A Private War. Directed by Matthew Heineman. Starring Rosamund Pike. Rating: 8 (out of 10)
In an age where journalists and journalism is under attack from all sides, when “fake news” abounds and we are spoon-fed our facts on 24-hour networks, A Private War serves as a potent reminder of the effort expended by correspondents to illuminate, inform and bear witness to man-made catastrophes.
We take it for granted, that footage of the horrors and wonders of the outside world that lights up our computer and television screens, only to be swiped, scrolled or channel-changed away after brief consideration.
War correspondent Marie Colvin was one such crusader, jumping from one conflict to another at great personal risk to her health and emotional stability. Rosamund Pike gives the performance of her career playing Colvin. It’s a world away from the sweet sister she played in Sense and Sensibility, and the natural progression of such varied roles as An Education, A United Kingdom, Gone Girl and her Oscar-worthy turn in last-year’s Hostiles. Stripped of any glamour, the actor nails Colvin’s appearance and accent, transformed into the woman who gave her life in the pursuit of personal stories that would bolster the truth.
The story begins in Homs, Syria, and flashes back to war-torn locales that will eventually lead us back there. Colvin loses an eye covering the Tamil Tigers in Sri Lanka and then, after picking up a Foreign Correspondent of the Year award but barely recovered, she begs her Sunday Times editor (Tom Hollander) to let her go back on assignment. “I’m not hanging up my flak jacket,” she assures him.
Next she finds herself on the Iraqi border, where she recruits freelance photographer Paul Conroy (Jamie Dornan), despite never having seen his work. They brave Iraqi security forces and IEDs and hire a bulldozer to expose a mass grave in the desert near Baghdad. There’s Afghanistan. Then there’s Libya, where she investigates the rape of 1,000 women (“maybe more”) who were attacked by soldiers as punishment for the uprising.
The conflicts and the corpses begin to meld together, and that’s the point. While the governments and landscapes may differ, our humanity is the same; it doesn’t matter if it’s an Iraqi child or a Bosnian child lying lifeless on an operating table: there’s equality in that kind of tragic loss.
Colvin is not immune to the human suffering she covers: her reporting on the mass graves in Iraq and “the fragility of the human body” is set against her continual and heavy drinking, her raging against nightmares and memories. Relationships – including two marriages and divorces to the same man – are difficult to maintain with war-zones calling. (Stanley Tucci plays her last love.) The stress and the drinking make Colvin lose several teeth, and she is hospitalized for PTSD before racing headlong into the next conflict.
The film was written by Arash Amel based on Marie Brennan’s Vanity Fair article of the same name and directed by acclaimed documentary filmmaker Matthew Heineman (Cartel Land, City of Ghosts). It was produced by Charlize Theron, with an original song by Annie Lennox, whom Colvin had met a year before her death.

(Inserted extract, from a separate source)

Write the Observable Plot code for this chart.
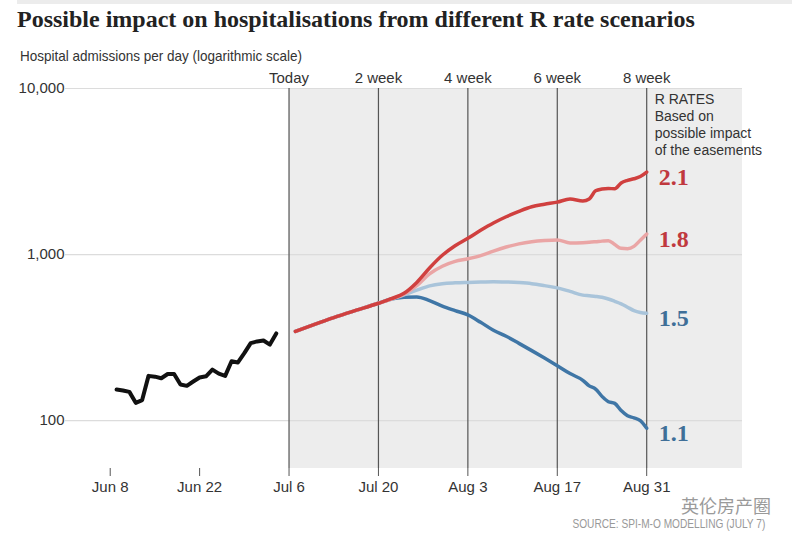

“You have a God-give talent to make people stop and care,” says her editor, clearly torn between a gripping story and the recklessness of his reporter. Because, as Colvin herself once said: “There are old journalists and there are bold journalists, but there are no old, bold journalists.” The film doesn’t shy away from the fact that Colvin’s brazen decisions put the lives of others in harm’s way, but by the then the risk is seen as a necessary evil undertaken by a brave few.